Vi è però qualcosa ancora di più qualificante, la «non fede» (apistia) è esperienza costitutiva del credente. Affermare che tutto è possibile a chi crede fa sì che la non fede divenga componente interna all’atto di credere. L’aver alzato al massimo la forza e la portata della fede fa sì che l’incredulità sia presenza ineliminabile dell’esperienza del credente. Le ferite non sanate del mondo sono prova inconfutabile della nostra mancanza di fede. La non fede o la poca fede sono compagne fedeli del credente.
«Nulla è impossibile a chi crede» sarebbe espressione idolatrica se non fosse sorretta dalla presenza dell’apistia intesa come momento intrinseco della vita di fede. Per far sì che l’atto di credere sia davvero tale non vi può essere alcuna simmetria tra «nulla è impossibile a Dio» (Lc 1, 37) e «tutto è possibile a chi crede». Nella fede è sempre contenuta una dislocazione. Si è sicuri della potenza del credere solo nel momento in cui si afferma la propria impotenza e ci si affida a Dio.
Va comunque osservato che le definizioni negative del non credente (apistos) o del poco credente (oligopistos) han ragion d’essere solo all’interno dell’orizzonte della fede. Sono un giudizio sul credente non sugli «altri».
3) E di fragilità della religione?
È difficile per la religione essere fragile. In una conversazione privata, un mio interlocutore, in relazione all’interrogativo evangelico se il Figlio dell’uomo alla sua venuta troverà fede sulla terra (Lc 18,8 ), precisava che esso riguardava appunto la fede e non già la religione; non ci sono dubbi in relazione alla sussistenza di quest’ultima.
Vista come insieme sia di prassi sociali sia di prospettive simbolico-spirituali la religione è inestinguibile in quanto dotata della capacità di rispondere a profondi bisogni antropologici. Essa, come si è osservato infinite volte, quando non si presenta direttamente come una serie di pratiche rituali dirette al divino riemerge in forme, più o meno marcatamente, secolarizzate. La produzione simbolica nella nostra società è molto elevata, alimentata in modo evidente dall’attuale egemonia dell’iconico. Gli esempi sono ovunque, basta guardarsi attorno.

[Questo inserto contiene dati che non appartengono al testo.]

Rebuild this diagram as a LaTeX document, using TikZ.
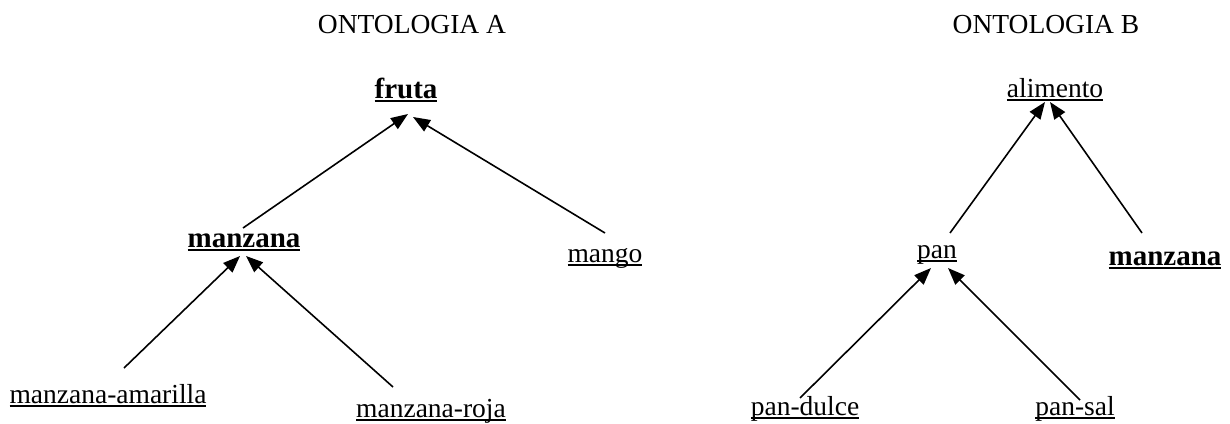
\documentclass[tikz,border=0pt]{standalone}
\usepackage{fontspec}
\setmainfont{Liberation Serif}
\usetikzlibrary{arrows.meta,calc}
\newsavebox{\ulbox}
\newcommand{\ulword}[1]{\sbox{\ulbox}{#1}\rlap{\rule[-1.8pt]{\wd\ulbox}{0.75pt}}\usebox{\ulbox}}
\tikzset{
	word/.style={inner sep=0pt, anchor=base, font=\fontsize{13.75}{16}\selectfont},
	key/.style={word, font=\fontsize{14.5}{17}\selectfont\bfseries},
	isa/.style={-{Triangle[length=8.5pt,width=6.5pt]}, line width=0.8pt}
}

\begin{document}
\begin{tikzpicture}[x=0.5pt, y=-0.5pt]
	\useasboundingbox (0,0) rectangle (1230,423);
	\node[word]	(titA) at (412,33) {ONTOLOGIA A};
	\node[word]	(titB) at (1046,33) {ONTOLOGIA B};

	% ontologia A
	\node[key]	(fruta) at (406,98) {\ulword{fruta}};
	\node[key]	(manzA) at (244,247) {\ulword{manzana}};
	\node[word]	(mango) at (605,262) {\ulword{mango}};
	\node[word]	(amarilla) at (108,403) {\ulword{manzana-amarilla}};
	\node[word]	(roja) at (431,417) {\ulword{manzana-roja}};
	\draw[isa] ($(manzA.base)+(-1,-19)$) -- ($(fruta.base)+(2,16)$);
	\draw[isa] ($(mango.base)+(0,-29)$) -- ($(fruta.base)+(7,19)$);
	\draw[isa] ($(amarilla.base)+(16,-35)$) -- ($(manzA.base)+(-4,9)$);
	\draw[isa] ($(roja.base)+(-38,-30)$) -- ($(manzA.base)+(2,9)$);

	% ontologia B
	\node[word]	(alimento) at (1055,97) {\ulword{alimento}};
	\node[word]	(pan) at (937,258) {\ulword{pan}};
	\node[key]	(manzB) at (1165,265) {\ulword{manzana}};
	\node[word]	(dulce) at (805,415) {\ulword{pan-dulce}};
	\node[word]	(sal) at (1075,415) {\ulword{pan-sal}};
	\draw[isa] ($(pan.base)+(13,-25)$) -- ($(alimento.base)+(-10,5)$);
	\draw[isa] ($(manzB.base)+(-23,-32)$) -- ($(alimento.base)+(-5,5)$);
	\draw[isa] ($(dulce.base)+(-5,-17)$) -- ($(pan.base)+(-6,10)$);
	\draw[isa] ($(sal.base)+(5,-15)$) -- ($(pan.base)+(11,10)$);
\end{tikzpicture}
\end{document}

Il processo è particolarmente notevole là dove si osserva l’erosione del terreno sul quale le religioni, intese in senso tradizionale, sembravano opporre maggiore resistenza. Penso in primis ai riti funebri. Essi non sono scomparsi nella loro articolazione consueta, tuttavia sono sempre più accompagnati o sostituiti da simbologie alternative. La croce è ancora riconoscibile, essa però tende a essere rimpiazzata da altri simboli; per accorgersene basta guardare ai modi in cui sono contrassegnati, lungo le strade, i luoghi degli incidenti mortali.